Direction |
Collect each line of the records containing the string "page".

Data supplied |
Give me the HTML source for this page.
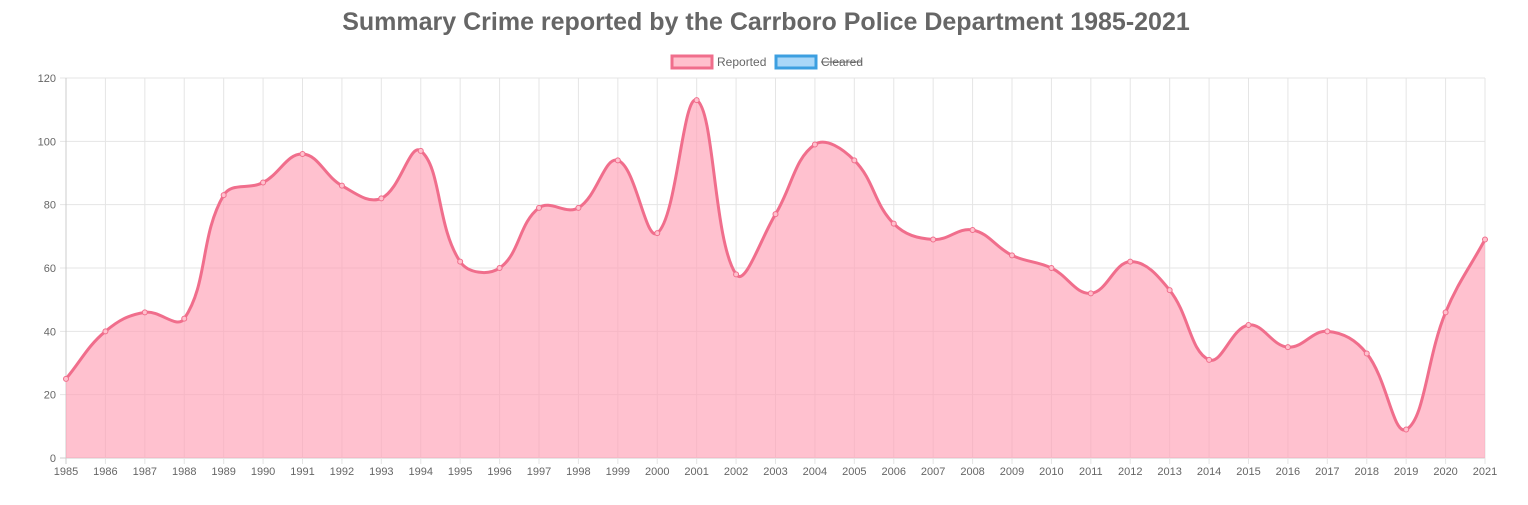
<!DOCTYPE html>
<html><head><meta charset="utf-8"><style>
html,body{margin:0;padding:0;background:#fff;}
body{width:1528px;height:500px;overflow:hidden;font-family:"Liberation Sans",sans-serif;}
</style></head><body>
<svg id="chart" width="1528" height="500" xmlns="http://www.w3.org/2000/svg" font-family="Liberation Sans, sans-serif">
<text x="766" y="30" text-anchor="middle" font-size="25" font-weight="bold" fill="#666">Summary Crime reported by the Carrboro Police Department 1985-2021</text>
<g>
<g>
<rect x="672" y="56" width="40" height="12" fill="#ffc0cd" stroke="#f06e8c" stroke-width="3"/>
<text x="717" y="66" font-size="12" fill="#666">Reported</text>
</g>
<g>
<rect x="776" y="56" width="40" height="12" fill="#a9d7f8" stroke="#3c9fe0" stroke-width="3"/>
<text x="821" y="66" font-size="12" fill="#666">Cleared</text>
<line x1="821" y1="62" x2="862" y2="62" stroke="#666" stroke-width="1"/>
</g>
</g>
<g id="grid"></g>
<g id="marks"></g>
</svg>
<script>
const years=[1985,1986,1987,1988,1989,1990,1991,1992,1993,1994,1995,1996,1997,1998,1999,2000,2001,2002,2003,2004,2005,2006,2007,2008,2009,2010,2011,2012,2013,2014,2015,2016,2017,2018,2019,2020,2021];
const reported=[25,40,46,44,83,87,96,86,82,97,62,60,79,79,94,71,113,58,77,99,94,74,69,72,64,60,52,62,53,31,42,35,40,33,9,46,69];
const yTicks=[0,20,40,60,80,100,120];
const NS="http://www.w3.org/2000/svg";
const x0=66,x1=1485,y0=458,y1=78,yMax=120;
function xs(i){return x0+(x1-x0)*i/(years.length-1);}
function ys(v){return y0-(y0-y1)*v/yMax;}
function mk(t,a,p){const e=document.createElementNS(NS,t);for(const k in a)e.setAttribute(k,a[k]);p.appendChild(e);return e;}
const grid=document.getElementById('grid'),marks=document.getElementById('marks');
yTicks.forEach(v=>{
 const l=mk('line',{x1:x0-6,x2:x1,y1:ys(v),y2:ys(v),stroke:v===0?'#ccc':'#e5e5e5','stroke-width':1},grid);
 
 
 const t=mk('text',{x:x0-10,y:ys(v)+4,'text-anchor':'end','font-size':11,fill:'#666'},grid);
 t.textContent=v;
 
 
});
years.forEach((y,i)=>{
 const l=mk('line',{x1:xs(i),x2:xs(i),y1:y1,y2:y0+6,stroke:i===0?'#ccc':'#e5e5e5','stroke-width':1},grid);
 
 
 const t=mk('text',{x:xs(i),y:y0+17,'text-anchor':'middle','font-size':11,fill:'#666'},grid);
 t.textContent=y;
 
 
});
const pts=reported.map((v,i)=>[xs(i),ys(v)]);
const T=0.4;
function cps(i){
 const p=pts[i],pr=pts[Math.max(i-1,0)],nx=pts[Math.min(i+1,pts.length-1)];
 const d01=Math.hypot(p[0]-pr[0],p[1]-pr[1]),d12=Math.hypot(nx[0]-p[0],nx[1]-p[1]);
 let fa=d01/(d01+d12)||0,fb=d12/(d01+d12)||0;fa*=T;fb*=T;
 return {p:[p[0]-fa*(nx[0]-pr[0]),p[1]-fa*(nx[1]-pr[1])],n:[p[0]+fb*(nx[0]-pr[0]),p[1]+fb*(nx[1]-pr[1])]};
}
const c=pts.map((_,i)=>cps(i));
let d='M'+pts[0][0]+','+pts[0][1];
for(let i=1;i<pts.length;i++){
 d+=' C'+c[i-1].n[0]+','+c[i-1].n[1]+' '+c[i].p[0]+','+c[i].p[1]+' '+pts[i][0]+','+pts[i][1];
}
const area=mk('path',{d:d+' L'+x1+','+y0+' L'+x0+','+y0+' Z',fill:'rgba(255,160,182,0.65)'},marks);


const line=mk('path',{d:d,fill:'none',stroke:'#f06e8c','stroke-width':3},marks);


pts.forEach(p=>{
 const ci=mk('circle',{cx:p[0],cy:p[1],r:2.5,fill:'#ffc0cd',stroke:'#f06e8c','stroke-width':1},marks);
 
 
});
</script>
</body></html>
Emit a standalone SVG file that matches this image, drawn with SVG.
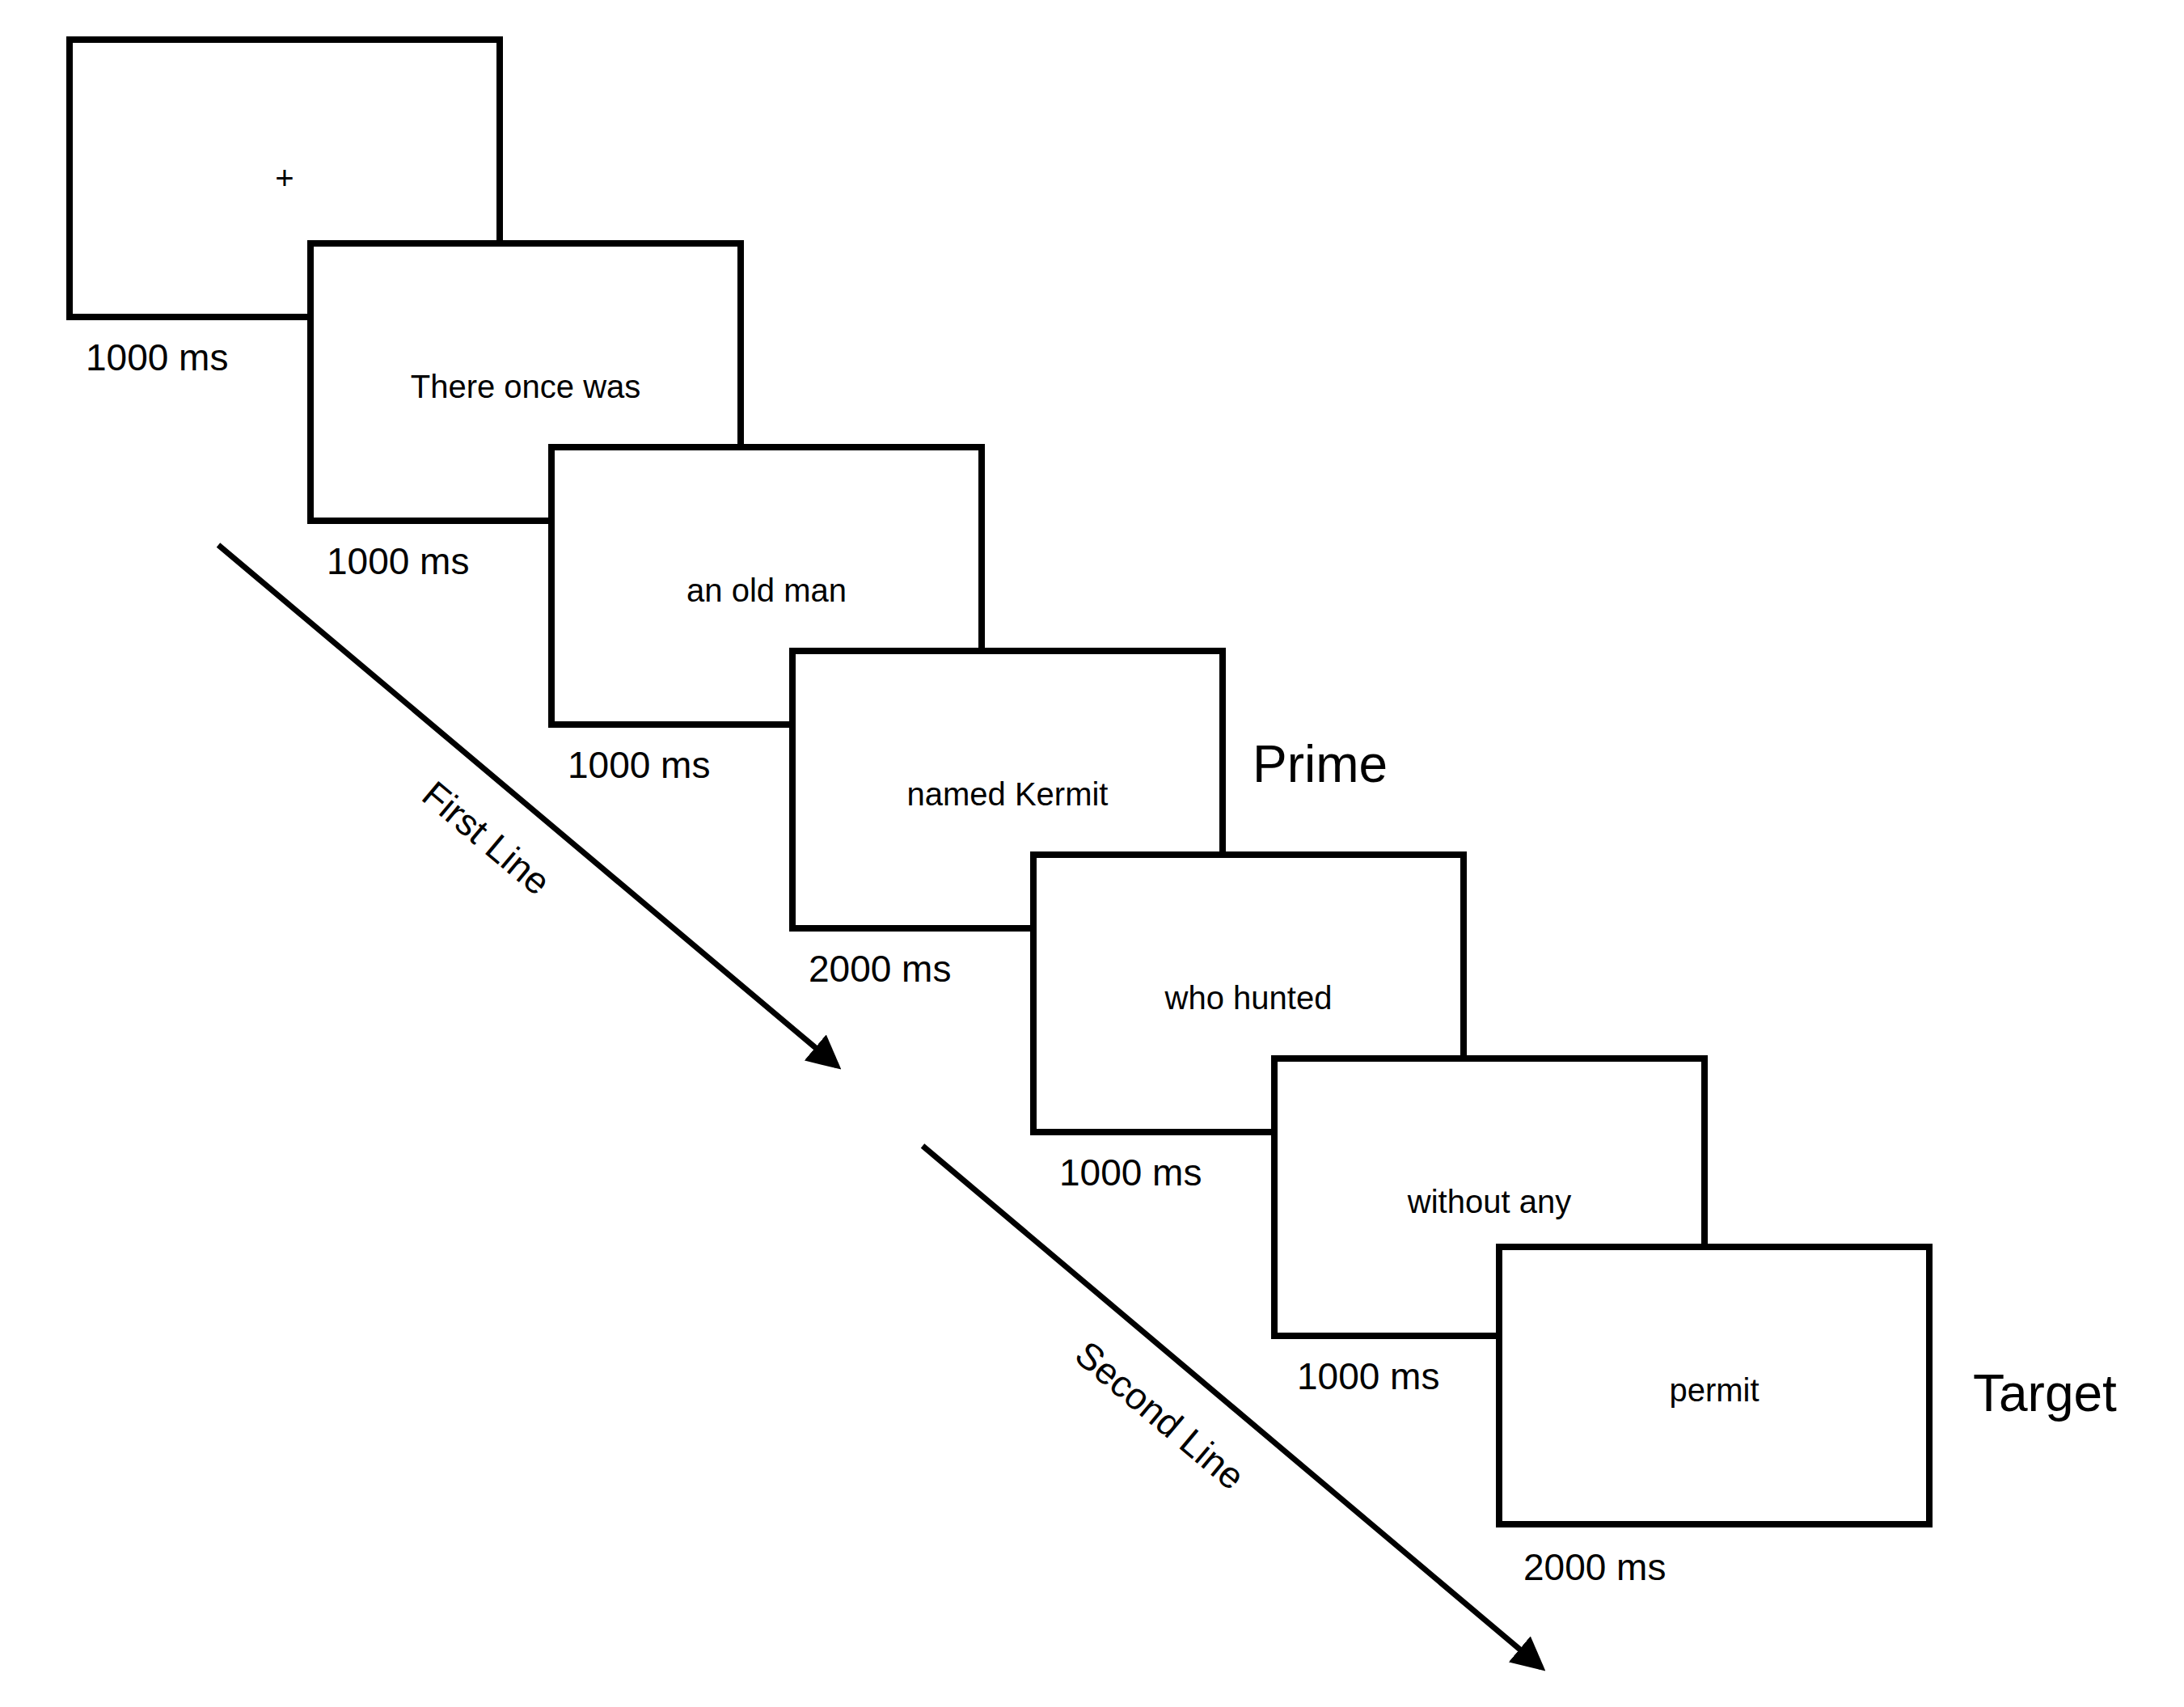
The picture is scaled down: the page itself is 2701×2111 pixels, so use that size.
<svg xmlns="http://www.w3.org/2000/svg" width="2701" height="2111" viewBox="0 0 2701 2111">
<style>
.b{fill:#fff;stroke:#000;stroke-width:8}
text{font-family:"Liberation Sans",Arial,sans-serif;fill:#000}
.t{font-size:40px;text-anchor:middle}
.d{font-size:46px}
.k{font-size:64px}
.c{stroke:#000;stroke-width:7;fill:none}
</style>
<defs><marker id="a" markerWidth="6" markerHeight="6" refX="5" refY="3" orient="auto" markerUnits="strokeWidth"><path d="M0,0 L6,3 L0,6 z" fill="#000"/></marker></defs>
<rect width="2701" height="2111" fill="#fff"/>
<g id="s1"><rect class="b" x="86" y="49" width="532" height="343"/><text class="t" x="352" y="234">+</text><text class="d" x="106" y="458">1000 ms</text></g>
<g id="s2"><rect class="b" x="384" y="301" width="532" height="343"/><text class="t" x="650" y="492">There once was</text><text class="d" x="404" y="710">1000 ms</text></g>
<g id="s3"><rect class="b" x="682" y="553" width="532" height="343"/><text class="t" x="948" y="744">an old man</text><text class="d" x="702" y="962">1000 ms</text></g>
<g id="s4"><rect class="b" x="980" y="805" width="532" height="343"/><text class="t" x="1246" y="996">named Kermit</text><text class="d" x="1000" y="1214">2000 ms</text><text class="k" x="1549" y="967">Prime</text></g>
<g id="s5"><rect class="b" x="1278" y="1057" width="532" height="343"/><text class="t" x="1544" y="1248">who hunted</text><text class="d" x="1310" y="1466">1000 ms</text></g>
<g id="s6"><rect class="b" x="1576" y="1309" width="532" height="343"/><text class="t" x="1842" y="1500">without any</text><text class="d" x="1604" y="1718">1000 ms</text></g>
<g id="s7"><rect class="b" x="1854" y="1542" width="532" height="343"/><text class="t" x="2120" y="1733">permit</text><text class="d" x="1884" y="1954">2000 ms</text><text class="k" x="2440" y="1745">Target</text></g>
<g id="connectors">
<line class="c" x1="270" y1="674" x2="1035" y2="1318" marker-end="url(#a)"/>
<line class="c" x1="1141" y1="1417" x2="1906" y2="2062" marker-end="url(#a)"/>
<text class="d" x="601" y="1052" text-anchor="middle" transform="rotate(40 601 1037)">First Line</text>
<text class="d" x="1434" y="1766" text-anchor="middle" transform="rotate(40 1434 1751)">Second Line</text>
</g>
</svg>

Task output |
Give me the HTML source for this page.
The picture is scaled down: the page itself is 2701×2111 pixels, so use that size.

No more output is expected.